A violência contra negras e negros é histórica e remonta toda a trajetória deste país. Na condição de escravos, o povo negro teve fundamental importância na construção dessa nação e mesmo assim foi animalizada, tratada como seres cujas vidas valem menos. “Tem que lembrar que nós chegamos aqui como mercadoria. Uma mercadoria que ia gerar um lucro para um país que tem nome de mercadoria, Brasil”, é o que pensa Hamilton Borges, um dos principais representantes da Reaja ou Será Morta, Reaja ou Será Morto. Esse legado, segundo Hamilton, gera “uma subvalorização da vida negra”, o que justifica a não comoção pública por conta das chacinas.
A falta de debate sobre o extermínio da juventude negra, a não associação da mídia tradicional das chacinas ao genocídio, assim como a falta de passeatas, choros, comoção nacional, típicas reações quando um jovem branco de classe média é assassinado, são reflexos do racismo, “porque pessoas negras morrem e ninguém se importa, de maneira geral, tirando nós pessoas negras”, é o que pensa Djamila Ribeiro, mestranda em filosofia pela Unifesp e colunista da Carta Capital. Ela explica que “o racismo cria uma hierarquia de humanidade, cria uma hierarquia de vidas, de vidas que são importantes e vidas que não são.”.

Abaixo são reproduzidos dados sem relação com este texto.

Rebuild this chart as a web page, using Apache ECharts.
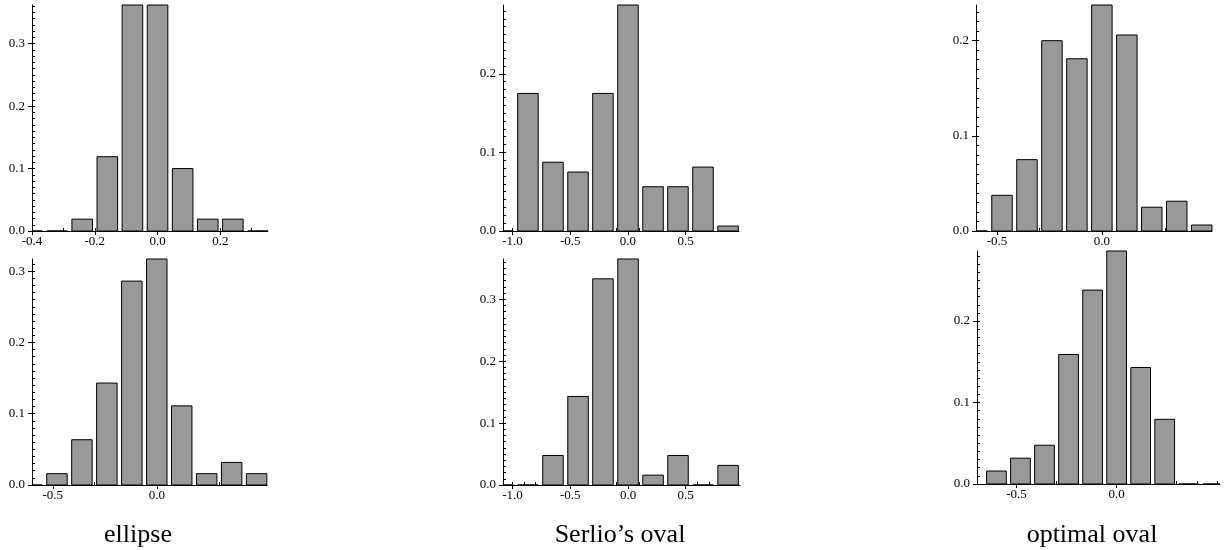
<!DOCTYPE html>
<html>
<head>
<meta charset="utf-8">
<title>histograms</title>
<script src="https://cdn.jsdelivr.net/npm/echarts@6/dist/echarts.min.js"></script>
<style>
html, body { margin: 0; padding: 0; background: #fff; }
#main { width: 1225px; height: 550px; }
</style>
</head>
<body>
<div id="main"></div>
<script>
// bin centres + relative frequencies
const ellipseTopX = [-0.40, -0.32, -0.24, -0.16, -0.08, 0.00, 0.08, 0.16, 0.24, 0.32];
const ellipseTopY = [0, 0, 0.019, 0.119, 0.362, 0.362, 0.100, 0.019, 0.019, 0];
const ellipseBotX = [-0.60, -0.48, -0.36, -0.24, -0.12, 0.00, 0.12, 0.24, 0.36, 0.48];
const ellipseBotY = [0, 0.0159, 0.0635, 0.143, 0.286, 0.317, 0.111, 0.0159, 0.0317, 0.0159];
const serlioTopX = [-1.083, -0.867, -0.650, -0.433, -0.217, 0.000, 0.217, 0.433, 0.650, 0.867];
const serlioTopY = [0, 0.175, 0.0875, 0.075, 0.175, 0.2875, 0.0563, 0.0563, 0.0813, 0.0063];
const serlioBotX = [-1.083, -0.867, -0.650, -0.433, -0.217, 0.000, 0.217, 0.433, 0.650, 0.867];
const serlioBotY = [0, 0, 0.0476, 0.143, 0.333, 0.365, 0.0159, 0.0476, 0, 0.0317];
const optimalTopX = [-0.595, -0.476, -0.357, -0.238, -0.119, 0.000, 0.119, 0.238, 0.357, 0.476];
const optimalTopY = [0, 0.0375, 0.075, 0.200, 0.181, 0.2375, 0.206, 0.025, 0.0313, 0.0063];
const optimalBotX = [-0.60, -0.48, -0.36, -0.24, -0.12, 0.00, 0.12, 0.24, 0.36, 0.48];
const optimalBotY = [0.0159, 0.0317, 0.0476, 0.159, 0.238, 0.286, 0.143, 0.0794, 0, 0];

// tick labels
const xTicksEllipseTop = [-0.4, -0.2, 0.0, 0.2];
const xTicksHalf = [-0.5, 0.0];
const xTicksSerlio = [-1.0, -0.5, 0.0, 0.5];
const yTicks3 = [0.0, 0.1, 0.2, 0.3];
const yTicks2 = [0.0, 0.1, 0.2];

const captions = ['ellipse', 'Serlio\u2019s oval', 'optimal oval'];

const panels = [
  { x: ellipseTopX, y: ellipseTopY, bin: 0.08, xmin: -0.4, xmax: 0.352, xt: xTicksEllipseTop, yt: yTicks3,
    grid: { left: 32, top: 5, width: 236, height: 226 } },
  { x: ellipseBotX, y: ellipseBotY, bin: 0.12, xmin: -0.6, xmax: 0.53, xt: xTicksHalf, yt: yTicks3,
    grid: { left: 32, top: 259, width: 235, height: 226 } },
  { x: serlioTopX, y: serlioTopY, bin: 0.2167, xmin: -1.083, xmax: 0.962, xt: xTicksSerlio, yt: yTicks2,
    grid: { left: 503, top: 5, width: 236, height: 226 } },
  { x: serlioBotX, y: serlioBotY, bin: 0.2167, xmin: -1.083, xmax: 0.97, xt: xTicksSerlio, yt: yTicks3,
    grid: { left: 503, top: 259, width: 237, height: 226 } },
  { x: optimalTopX, y: optimalTopY, bin: 0.119, xmin: -0.6, xmax: 0.525, xt: xTicksHalf, yt: yTicks2,
    grid: { left: 976, top: 5, width: 236, height: 226 } },
  { x: optimalBotX, y: optimalBotY, bin: 0.12, xmin: -0.697, xmax: 0.516, xt: xTicksHalf, yt: yTicks2,
    grid: { left: 977, top: 251, width: 243, height: 233 } }
];

// minor tick positions between min and max
function steps(lo, hi, step) {
  const out = [];
  for (let v = Math.ceil(lo / step - 1e-6) * step; v <= hi + 1e-9; v += step) {
    out.push(Math.round(v * 1000) / 1000);
  }
  return out;
}

const labelFont = { fontFamily: 'Liberation Serif', fontSize: 13, color: '#000' };
const lineBlack = { color: '#000', width: 1 };

const grids = [], xAxes = [], yAxes = [], series = [];
panels.forEach(function (p, i) {
  const ymax = Math.max.apply(null, p.y);
  grids.push(p.grid);
  // main axes: line, outward ticks, labels
  xAxes.push({
    type: 'value', gridIndex: i, min: p.xmin, max: p.xmax,
    splitLine: { show: false },
    axisLine: { lineStyle: lineBlack, onZero: false },
    axisTick: { customValues: p.xt, length: 4, lineStyle: lineBlack },
    axisLabel: Object.assign({ customValues: p.xt, margin: 4, formatter: v => v.toFixed(1) }, labelFont)
  });
  // overlay axes: minor ticks pointing inwards
  xAxes.push({
    type: 'value', gridIndex: i, min: p.xmin, max: p.xmax, position: 'bottom',
    splitLine: { show: false }, axisLine: { show: false, onZero: false }, axisLabel: { show: false },
    axisTick: { customValues: steps(p.xmin, p.xmax, 0.1), inside: true, length: 3, lineStyle: lineBlack }
  });
  yAxes.push({
    type: 'value', gridIndex: i, min: 0, max: ymax,
    splitLine: { show: false },
    axisLine: { show: true, lineStyle: lineBlack, onZero: false },
    axisTick: { show: true, customValues: p.yt, length: 4, lineStyle: lineBlack },
    axisLabel: Object.assign({ customValues: p.yt, margin: 7, formatter: v => v.toFixed(1) }, labelFont)
  });
  yAxes.push({
    type: 'value', gridIndex: i, min: 0, max: ymax, position: 'left',
    splitLine: { show: false }, axisLine: { show: false, onZero: false }, axisLabel: { show: false },
    axisTick: { show: true, customValues: steps(0, ymax, 0.01), inside: true, length: 3, lineStyle: lineBlack }
  });

  const half = p.bin * 0.41;
  series.push({
    type: 'custom',
    xAxisIndex: 2 * i,
    yAxisIndex: 2 * i,
    data: p.x.map((c, k) => [c, p.y[k]]),
    encode: { x: 0, y: 1 },
    renderItem: function (params, api) {
      const c = api.value(0), h = api.value(1);
      const a = api.coord([c - half, h]);
      const b = api.coord([c + half, 0]);
      const r = echarts.graphic.clipRectByRect(
        { x: a[0], y: a[1], width: b[0] - a[0], height: b[1] - a[1] },
        params.coordSys
      );
      if (!r) return;
      return {
        type: 'rect',
        shape: r,
        style: { fill: '#999999', stroke: '#000', lineWidth: 1 }
      };
    },
    silent: true
  });
});

const captionX = [138, 620, 1092];

const myChart = echarts.init(document.getElementById('main'));
myChart.setOption({
  backgroundColor: '#fff',
  animation: false,
  grid: grids,
  xAxis: xAxes,
  yAxis: yAxes,
  series: series,
  graphic: captions.map((t, i) => ({
    type: 'text',
    x: captionX[i],
    y: 535,
    style: {
      text: t,
      fill: '#000',
      font: '26px "Liberation Serif"',
      textAlign: 'center',
      textVerticalAlign: 'middle'
    }
  }))
});
</script>
</body>
</html>
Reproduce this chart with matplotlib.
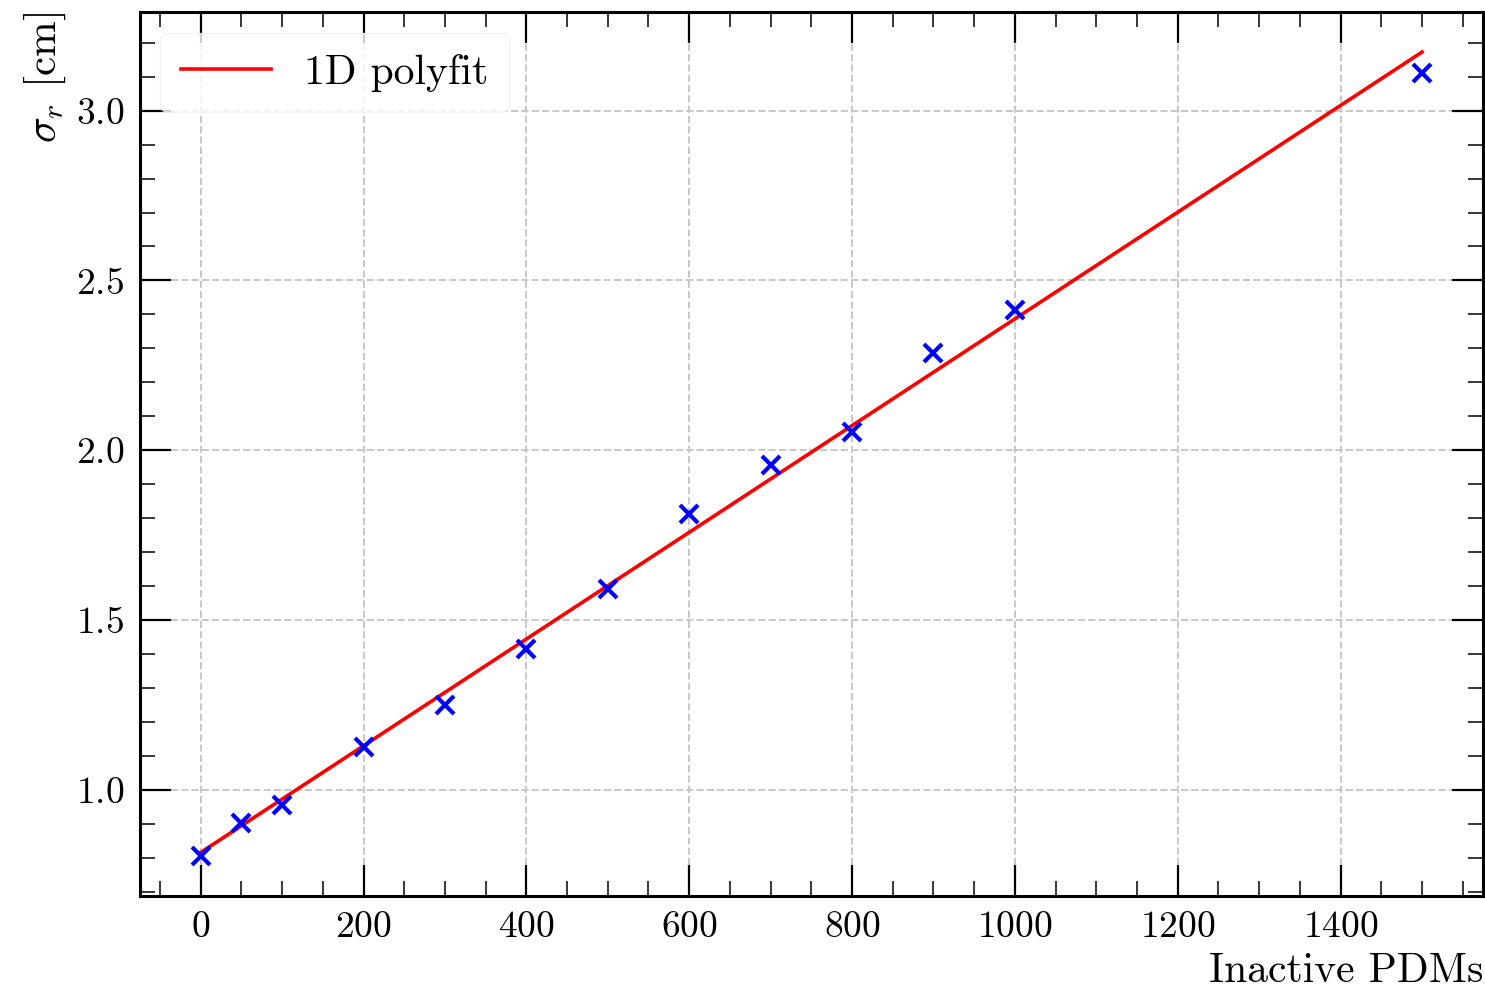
import numpy as np
import matplotlib
matplotlib.use("Agg")
from matplotlib import pyplot as plt
from matplotlib.ticker import MultipleLocator

# measured resolution vs number of inactive PDMs
inactive = [0, 50, 100, 200, 300, 400, 500, 600, 700, 800, 900, 1000, 1500]
sigma_r = [0.806, 0.903, 0.956, 1.126, 1.250, 1.415, 1.591, 1.812, 1.956, 2.053,
           2.285, 2.412, 3.112]

plt.rcParams['font.family'] = ['cmr10', 'DejaVu Serif']
plt.rcParams['mathtext.fontset'] = 'cm'
plt.rcParams['axes.formatter.use_mathtext'] = True
plt.rcParams['axes.unicode_minus'] = False

fig, ax = plt.subplots(figsize=(14.85, 9.92), dpi=100)

coef = np.polyfit(inactive, sigma_r, 1)
fit = np.polyval(coef, inactive)
ax.plot(inactive, fit, color='red', lw=2.6, label='1D polyfit', zorder=3)
ax.plot(inactive, sigma_r, 'x', color='blue', ms=13, mew=3, zorder=4)

ax.xaxis.set_major_locator(MultipleLocator(200))
ax.xaxis.set_minor_locator(MultipleLocator(50))
ax.yaxis.set_major_locator(MultipleLocator(0.5))
ax.yaxis.set_minor_locator(MultipleLocator(0.1))
ax.tick_params(which='both', direction='in', top=True, right=True, labelsize=27)
ax.tick_params(which='major', length=22, width=1.6, pad=11)
ax.tick_params(which='minor', length=11, width=1.1)
for s in ax.spines.values():
    s.set_linewidth(2.2)

ax.grid(True, which='major', ls='--', color='#c8c8c8', lw=1.4)
ax.set_axisbelow(True)

ax.set_xlabel('Inactive PDMs', loc='right', fontsize=30, labelpad=6)
ax.set_ylabel(r'$\sigma_r$ [cm]', loc='top', fontsize=31, labelpad=6)

ax.legend(loc='upper left', fontsize=30, handlelength=2.15, framealpha=0.8,
          edgecolor='#f0f0f0', borderpad=0.5)

fig.subplots_adjust(left=0.094, right=0.9987, top=0.988, bottom=0.097)
fig.savefig('out.png', dpi=100)
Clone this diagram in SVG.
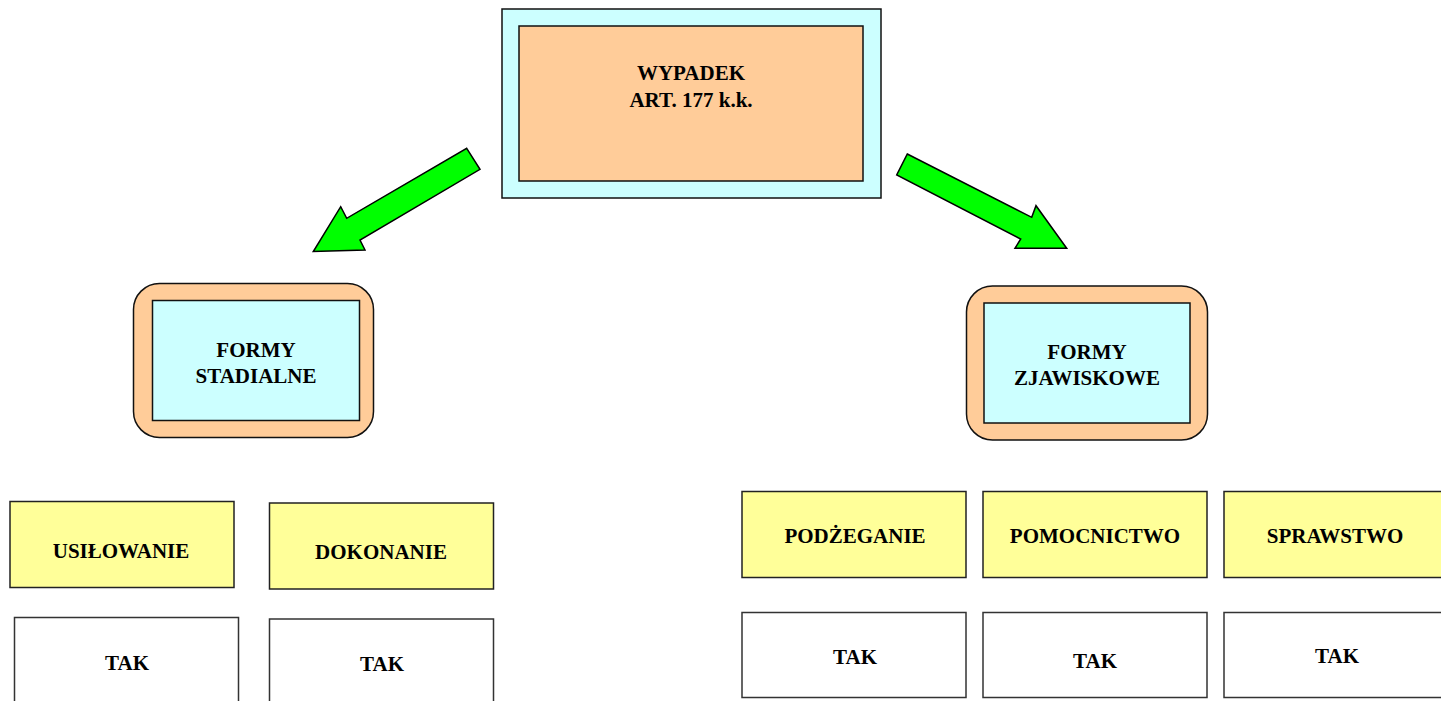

A carne mais barata do mercado
A menor importância para a vida negra fica evidente ao analisar os dados sobre o genocídio da população negra. Se aqui já foi comparada a quantidade de homicídios de negros e brancos, é essencial observar também os números referentes aos homicídios causados por armas de fogo. Entre os brasileiros de modo geral, no ano de 2012, 9.667 brancos morreram por armas de fogo enquanto 27.683 negros perderam a vida do mesmo modo. Na população jovem, os números comparativos são de 5.068 contra 17.120. Enquanto a taxa de óbitos para cada 100 mil habitantes de brancos era de 11,8, a de negros, 28,5.
O país vive um genocídio e uma matança sem limites. No Estado de Alagoas, em 2012, 68 jovens brancos foram mortos e outros 1.624 negros também foram assassinados por armas de fogo. Se o número aceito pela ONU é de 10 mortes para cada 100 mil habitantes, o munícipio de Simões Filho, BA, expõe bem a realidade nacional, onde a taxa é maior de 300 mortos para cada grupo de 100 mil habitantes.
Caroline Borges, outra importante figura da Reaja ou Será Morta, Reaja ou Será Morto, define o genocídio como um “um conceito amplo que consegue distinguir por categorias os tentáculos da estratégia do Estado de extinguir e exterminar um povo como um todo. Seja ele sob o controle da natalidade desse povo, ou o impedimento do nascituro desse povo.”.
O genocídio é denunciado pelo movimento negro há anos não como uma situação atual, ou como um momento pontual que precisa ser superado. O extermínio sistemático de jovens negros é uma política tão antiga quanto a criação deste país. “O genocídio erigiu o Estado brasileiro. A política de genocídio foi a primeira política implementada aqui, o genocídio negro e indígena. E ele se mantém. Ele se mantém com dispositivos que são dispositivos legais. Dispositivos jurídicos que permitem que se matem pessoas pretas, se matem os indígenas sem que ninguém lamente sobre isso”, afirma Hamilton Borges.
Fuca, integrante grupo de rap Insurreição CGPP e do Comitê Contra o Genocídio da Juventude Preta, Pobre e Periférica, reforça a ideia do genocídio como algo histórico na medida em que essa “exclusão que é a raiz da lógica de se exterminar”. Fuca mostra como esse foi “um projeto de nação da elite branca que sempre esteve no poder, e que manteve a ideologia e várias estruturas do sistema escravagista que fez parte de nossa história por quase quatro séculos.”. Como não houve ruptura, é ainda rotineiro ver a ideia no cotidiano de que é necessário “o branco civilizado que deve combater o atraso e as pessoas atrasadas, preguiçosas, brutas e incivilizadas”.